Beberapa permasalahan pada peserta didik, rasanya
mengalami kebuntuan manakala yang menjadi penyebab permasalahan justru ketika
“house” tidak ia temukan di dalam rumahnya. Permasalahan pada anak tidak dapat
tertangani dengan baik, ketika ketiadaan kerjasama dan kehadiran orang tua atau
bahkan konflik orang tua yang justru menjadi penyebab permasalahan yang muncul
pada anak, yang membuatnya tumbuh menjadi pribadi yang tidak percaya diri,
emosional, insecure, overthinking, perasaan tidak berharga, menjadi
pemberontak, menyakiti diri sendiri dan hal-hal lainnya, ketika anak sering
disuguhkan dengan pertengkaran hebat orang tua atau perang dingin antar orang
tuanya. Mungkin bagi orang tua itu hanyalah konflik biasa antar orang dewasa
yang tidak terkontrol atau menjadi sesuatu yang biasa, namun dari hal itu anak
bisa banyak belajar dalam memandang kehidupan, dan bagi anak bisa jadi itu
adalah kejadian luar biasa yang mengguncang dirinya.

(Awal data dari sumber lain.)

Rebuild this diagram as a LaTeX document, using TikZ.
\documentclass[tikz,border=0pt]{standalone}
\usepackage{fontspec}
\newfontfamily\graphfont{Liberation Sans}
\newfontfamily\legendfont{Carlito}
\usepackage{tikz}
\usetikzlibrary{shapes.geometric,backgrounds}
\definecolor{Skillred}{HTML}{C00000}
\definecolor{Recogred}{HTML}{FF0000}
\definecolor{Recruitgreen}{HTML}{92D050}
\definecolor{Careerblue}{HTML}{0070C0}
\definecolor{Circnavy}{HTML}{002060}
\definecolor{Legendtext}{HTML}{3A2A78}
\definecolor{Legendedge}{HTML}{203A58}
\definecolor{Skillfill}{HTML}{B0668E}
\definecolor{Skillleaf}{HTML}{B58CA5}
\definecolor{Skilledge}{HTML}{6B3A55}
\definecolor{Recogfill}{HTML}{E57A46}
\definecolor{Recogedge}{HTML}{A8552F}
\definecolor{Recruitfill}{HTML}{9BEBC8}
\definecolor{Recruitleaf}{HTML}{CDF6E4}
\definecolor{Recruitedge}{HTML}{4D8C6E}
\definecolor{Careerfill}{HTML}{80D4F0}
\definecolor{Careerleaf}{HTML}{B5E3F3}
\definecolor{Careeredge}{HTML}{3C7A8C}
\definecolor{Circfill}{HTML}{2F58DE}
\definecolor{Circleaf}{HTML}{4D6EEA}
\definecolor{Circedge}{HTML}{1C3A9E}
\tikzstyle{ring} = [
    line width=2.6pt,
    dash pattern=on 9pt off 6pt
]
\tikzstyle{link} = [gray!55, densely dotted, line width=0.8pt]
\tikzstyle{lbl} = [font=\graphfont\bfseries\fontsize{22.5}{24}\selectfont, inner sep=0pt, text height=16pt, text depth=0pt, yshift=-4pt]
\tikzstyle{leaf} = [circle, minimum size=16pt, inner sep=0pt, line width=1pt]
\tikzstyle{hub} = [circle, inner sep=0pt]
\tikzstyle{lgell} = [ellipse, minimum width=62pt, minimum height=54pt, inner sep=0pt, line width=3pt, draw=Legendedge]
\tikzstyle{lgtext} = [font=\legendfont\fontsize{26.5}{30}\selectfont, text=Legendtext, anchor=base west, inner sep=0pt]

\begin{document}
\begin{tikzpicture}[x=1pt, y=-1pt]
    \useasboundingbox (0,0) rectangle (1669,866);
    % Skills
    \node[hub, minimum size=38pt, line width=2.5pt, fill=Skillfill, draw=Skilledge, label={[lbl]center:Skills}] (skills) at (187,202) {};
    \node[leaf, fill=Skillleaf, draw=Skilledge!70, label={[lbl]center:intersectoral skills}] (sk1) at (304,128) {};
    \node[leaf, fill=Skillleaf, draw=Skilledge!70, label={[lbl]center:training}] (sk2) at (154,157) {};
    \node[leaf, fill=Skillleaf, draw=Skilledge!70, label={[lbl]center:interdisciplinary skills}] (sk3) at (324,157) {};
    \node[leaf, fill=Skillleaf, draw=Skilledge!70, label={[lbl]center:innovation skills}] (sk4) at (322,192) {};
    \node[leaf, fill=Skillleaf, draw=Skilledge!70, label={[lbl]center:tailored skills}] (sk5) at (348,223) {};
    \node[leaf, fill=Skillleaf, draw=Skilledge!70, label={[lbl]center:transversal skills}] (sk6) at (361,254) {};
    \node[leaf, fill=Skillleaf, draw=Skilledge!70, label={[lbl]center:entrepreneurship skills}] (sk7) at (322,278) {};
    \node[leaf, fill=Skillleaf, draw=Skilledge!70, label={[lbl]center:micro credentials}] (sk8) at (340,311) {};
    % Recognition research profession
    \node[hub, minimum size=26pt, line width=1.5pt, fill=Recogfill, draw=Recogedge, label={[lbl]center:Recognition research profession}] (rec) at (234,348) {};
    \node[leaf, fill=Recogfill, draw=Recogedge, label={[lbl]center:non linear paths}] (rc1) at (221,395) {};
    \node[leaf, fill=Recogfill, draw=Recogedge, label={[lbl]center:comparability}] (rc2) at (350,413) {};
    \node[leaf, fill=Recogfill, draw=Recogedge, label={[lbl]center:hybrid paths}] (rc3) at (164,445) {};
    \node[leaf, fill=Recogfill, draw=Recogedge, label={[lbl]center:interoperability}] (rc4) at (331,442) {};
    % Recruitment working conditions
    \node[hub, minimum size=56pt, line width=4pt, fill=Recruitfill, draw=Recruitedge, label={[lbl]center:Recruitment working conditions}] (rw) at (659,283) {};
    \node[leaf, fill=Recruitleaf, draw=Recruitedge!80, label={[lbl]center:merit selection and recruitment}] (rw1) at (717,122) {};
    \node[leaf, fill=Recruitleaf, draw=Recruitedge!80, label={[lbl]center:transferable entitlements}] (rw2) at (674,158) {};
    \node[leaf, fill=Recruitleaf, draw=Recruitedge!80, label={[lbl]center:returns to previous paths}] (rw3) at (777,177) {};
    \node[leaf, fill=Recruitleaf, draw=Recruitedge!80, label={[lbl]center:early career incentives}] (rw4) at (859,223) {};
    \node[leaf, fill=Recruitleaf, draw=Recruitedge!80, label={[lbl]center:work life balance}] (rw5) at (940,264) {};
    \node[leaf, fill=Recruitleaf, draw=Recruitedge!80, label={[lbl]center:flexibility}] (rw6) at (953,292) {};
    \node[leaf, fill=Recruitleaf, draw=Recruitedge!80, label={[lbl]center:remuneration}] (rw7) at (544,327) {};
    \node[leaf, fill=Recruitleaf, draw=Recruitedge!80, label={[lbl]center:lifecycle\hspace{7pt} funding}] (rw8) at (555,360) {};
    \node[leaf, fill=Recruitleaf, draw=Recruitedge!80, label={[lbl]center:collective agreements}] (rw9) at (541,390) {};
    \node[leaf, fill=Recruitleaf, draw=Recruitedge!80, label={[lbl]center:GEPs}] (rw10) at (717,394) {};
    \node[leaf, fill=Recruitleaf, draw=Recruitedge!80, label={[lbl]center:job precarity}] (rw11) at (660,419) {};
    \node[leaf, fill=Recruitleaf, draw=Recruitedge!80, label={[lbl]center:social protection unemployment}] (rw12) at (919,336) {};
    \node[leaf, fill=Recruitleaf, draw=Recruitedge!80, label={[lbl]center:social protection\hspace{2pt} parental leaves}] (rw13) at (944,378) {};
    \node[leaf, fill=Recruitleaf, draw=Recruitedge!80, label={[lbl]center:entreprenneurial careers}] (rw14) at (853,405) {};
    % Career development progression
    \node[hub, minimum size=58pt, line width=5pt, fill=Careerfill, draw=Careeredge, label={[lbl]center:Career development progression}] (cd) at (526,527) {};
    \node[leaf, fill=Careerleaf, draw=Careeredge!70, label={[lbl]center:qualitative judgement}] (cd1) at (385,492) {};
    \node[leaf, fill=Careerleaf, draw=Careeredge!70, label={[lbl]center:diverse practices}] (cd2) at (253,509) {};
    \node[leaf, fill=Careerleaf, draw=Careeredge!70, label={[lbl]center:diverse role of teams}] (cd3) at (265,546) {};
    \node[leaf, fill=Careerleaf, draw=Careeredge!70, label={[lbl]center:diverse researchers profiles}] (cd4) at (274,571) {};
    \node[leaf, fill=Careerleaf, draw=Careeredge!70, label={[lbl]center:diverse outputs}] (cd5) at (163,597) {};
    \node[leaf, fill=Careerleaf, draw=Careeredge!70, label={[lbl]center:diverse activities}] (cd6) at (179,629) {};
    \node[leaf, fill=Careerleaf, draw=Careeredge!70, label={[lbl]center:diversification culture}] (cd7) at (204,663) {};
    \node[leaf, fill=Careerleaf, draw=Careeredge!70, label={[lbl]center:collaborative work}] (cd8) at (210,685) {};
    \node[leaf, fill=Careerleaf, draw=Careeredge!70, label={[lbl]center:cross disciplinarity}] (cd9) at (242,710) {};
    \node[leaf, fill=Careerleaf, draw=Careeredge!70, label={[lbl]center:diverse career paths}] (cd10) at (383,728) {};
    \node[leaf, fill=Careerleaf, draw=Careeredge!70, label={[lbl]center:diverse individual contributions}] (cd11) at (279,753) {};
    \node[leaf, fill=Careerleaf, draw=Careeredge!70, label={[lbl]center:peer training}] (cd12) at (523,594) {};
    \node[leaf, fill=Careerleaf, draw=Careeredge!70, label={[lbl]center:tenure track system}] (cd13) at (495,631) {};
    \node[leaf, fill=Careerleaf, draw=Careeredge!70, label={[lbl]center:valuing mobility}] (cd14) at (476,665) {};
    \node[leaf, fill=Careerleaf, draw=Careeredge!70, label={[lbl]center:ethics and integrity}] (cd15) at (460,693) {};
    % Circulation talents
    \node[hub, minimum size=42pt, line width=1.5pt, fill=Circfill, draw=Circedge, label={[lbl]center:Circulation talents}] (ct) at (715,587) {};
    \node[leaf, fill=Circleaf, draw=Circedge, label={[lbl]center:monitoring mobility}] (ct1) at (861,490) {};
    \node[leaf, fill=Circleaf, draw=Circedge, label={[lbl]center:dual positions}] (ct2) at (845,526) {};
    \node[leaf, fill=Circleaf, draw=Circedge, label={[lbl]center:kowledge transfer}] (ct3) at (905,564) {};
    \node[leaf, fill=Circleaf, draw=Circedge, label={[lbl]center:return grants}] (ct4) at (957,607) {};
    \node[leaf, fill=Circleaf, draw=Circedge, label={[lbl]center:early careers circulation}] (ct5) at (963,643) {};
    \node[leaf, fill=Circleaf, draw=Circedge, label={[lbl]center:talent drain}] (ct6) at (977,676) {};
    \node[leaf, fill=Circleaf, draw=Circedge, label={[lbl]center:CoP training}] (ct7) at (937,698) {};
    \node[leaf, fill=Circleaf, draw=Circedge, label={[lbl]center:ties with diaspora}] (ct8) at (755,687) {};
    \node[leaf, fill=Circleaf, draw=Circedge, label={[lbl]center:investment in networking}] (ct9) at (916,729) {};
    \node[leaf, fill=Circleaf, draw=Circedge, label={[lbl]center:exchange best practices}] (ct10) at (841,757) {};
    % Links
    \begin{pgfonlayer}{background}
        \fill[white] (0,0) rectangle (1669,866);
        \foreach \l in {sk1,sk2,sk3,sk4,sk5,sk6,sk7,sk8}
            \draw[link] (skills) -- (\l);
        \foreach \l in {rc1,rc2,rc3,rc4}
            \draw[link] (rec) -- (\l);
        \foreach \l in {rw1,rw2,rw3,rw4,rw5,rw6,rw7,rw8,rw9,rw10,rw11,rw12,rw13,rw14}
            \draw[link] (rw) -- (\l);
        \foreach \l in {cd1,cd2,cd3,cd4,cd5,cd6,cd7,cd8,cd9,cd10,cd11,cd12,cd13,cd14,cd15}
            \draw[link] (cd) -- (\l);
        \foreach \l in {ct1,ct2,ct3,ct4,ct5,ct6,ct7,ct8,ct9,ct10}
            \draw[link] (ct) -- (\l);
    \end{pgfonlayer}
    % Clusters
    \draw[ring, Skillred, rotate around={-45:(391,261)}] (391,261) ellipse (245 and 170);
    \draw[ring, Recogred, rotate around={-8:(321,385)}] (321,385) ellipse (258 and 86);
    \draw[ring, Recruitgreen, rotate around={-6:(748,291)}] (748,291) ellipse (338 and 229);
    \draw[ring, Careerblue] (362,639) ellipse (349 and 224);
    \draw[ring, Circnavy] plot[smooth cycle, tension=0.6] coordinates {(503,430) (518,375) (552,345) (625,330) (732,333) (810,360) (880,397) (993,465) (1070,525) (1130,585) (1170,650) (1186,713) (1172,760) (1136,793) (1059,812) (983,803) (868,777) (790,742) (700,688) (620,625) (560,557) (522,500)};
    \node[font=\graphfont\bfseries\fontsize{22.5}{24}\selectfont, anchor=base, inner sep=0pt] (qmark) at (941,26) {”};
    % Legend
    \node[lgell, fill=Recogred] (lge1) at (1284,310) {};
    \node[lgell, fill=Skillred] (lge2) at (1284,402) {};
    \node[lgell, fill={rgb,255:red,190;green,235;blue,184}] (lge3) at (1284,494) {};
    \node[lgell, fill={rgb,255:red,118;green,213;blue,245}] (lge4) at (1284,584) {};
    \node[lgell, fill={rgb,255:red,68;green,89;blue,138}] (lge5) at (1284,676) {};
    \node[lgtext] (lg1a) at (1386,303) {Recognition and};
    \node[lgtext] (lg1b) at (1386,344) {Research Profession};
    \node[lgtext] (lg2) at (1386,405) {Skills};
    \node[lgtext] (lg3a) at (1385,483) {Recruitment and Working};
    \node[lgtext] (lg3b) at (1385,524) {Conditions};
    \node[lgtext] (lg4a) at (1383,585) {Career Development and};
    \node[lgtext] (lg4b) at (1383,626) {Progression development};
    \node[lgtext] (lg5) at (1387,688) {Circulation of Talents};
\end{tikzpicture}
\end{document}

Hari-hari kelabu dengan pikiran berisi
ingatan-ingatan konflik orang tua menjadi rekaman yang ia ulang terus menerus
setiap harinya, yang hadir di pikiran ketika ia sedang melewati hari-harinya di
sekolah bersama teman-temannya, pulang ke rumah menjadi sesuatu yang begitu
berat, menerka-nerka, akankah ada keributan atau perang dingin yang harus
disaksikan kembali hari ini. Tiada senyuman dan sapaan hangat yang menyambut
ketika pulang, tiada dekapan hangat, apalagi komunikasi antar anggota keluarga
yang penuh cinta. Malam hari ia lewati dengan pikiran kalut yang berkecamuk,
menerka-nerka bagaimana hidup kan membawanya kelak. Apakah bisa hari-harinya
sama seperti yang lain. Jangankan untuk memantau perkembangan dan kebahagiaan
anak, orang tuanya sendiri pun tengah berjuang untuk menyelesaikan permasalahannya.
Konflik dalam rumah tangga tentu menjadi hal yang
lumrah dalam interaksi suami dan istri. Namun sebagai orang tua kita dapat
memilih bagaimana kita hendak menyelesaikan konflik. Tetap bersama dalam satu
atap yang sama atau keputusan untuk tidak tinggal bersama menjadi keputusan
yang pastinya semua sudah dipertimbangkan dengan sebaik-baiknya. Namun
bagaimana memastikan Ibu dan Ayah bisa tetap bekerjasama sebagai orang dewasa
yang solid dalam membersamai tumbuh kembang anak, memastikan bahwa tidak ada
kasih sayang yang hilang dari orang tuanya, komunikasi yang terjalin intens
satu sama lain, sikap saling menghargai, kehangatan yang dipastikan selalu
hadir dalam harinya, dekapan dan pelukan hangat yang selalu siap sedia. Agar,
ketika tantangan hidup di luar sana menghampiri, ia akan tetap kuat berpijak,
ia tahu hendak kemana ia mencari pegangan, mencari tempat untuk bersandar,
bukan kepada sosok lain yang seolah menjanjikan hal yang manis namun nyatanya
ia membahayakan dirinya pada akhirnya.
Rumah sudah seharusnya bukan sekedar bangunan fisik
semata, bukan sekedar pondasi bangunannya saja yang kuat, bukan sekedar indah
dipandang mata karena designnya yang menawan. Namun bagaimana rumah memiliki
pondasi cinta yang kuat, indah dipandang mata karena rasa cinta antar
penghuninya, hangat karena komunikasi dan perhatian yang terjalin satu sama
lain. Rumah yang mampu memiliki
keterikatan emosional antar pemiliknya. Menjadi tempat yang dinanti untuk
kembali pulang setelah seharian beraktivitas di luar. Menjadi tempat untuk
melebur kegundahan, yang sehebat apapun
badai dan hantaman yang menerjang di luar, ia menjadi tempat untuk berlindung
dan mengembalikan semangat yang hilang, agar optimisme untuk esok hari yang lebih baik, senantiasa
hadir menjadi cahaya harapan setiap harinya bagi anak.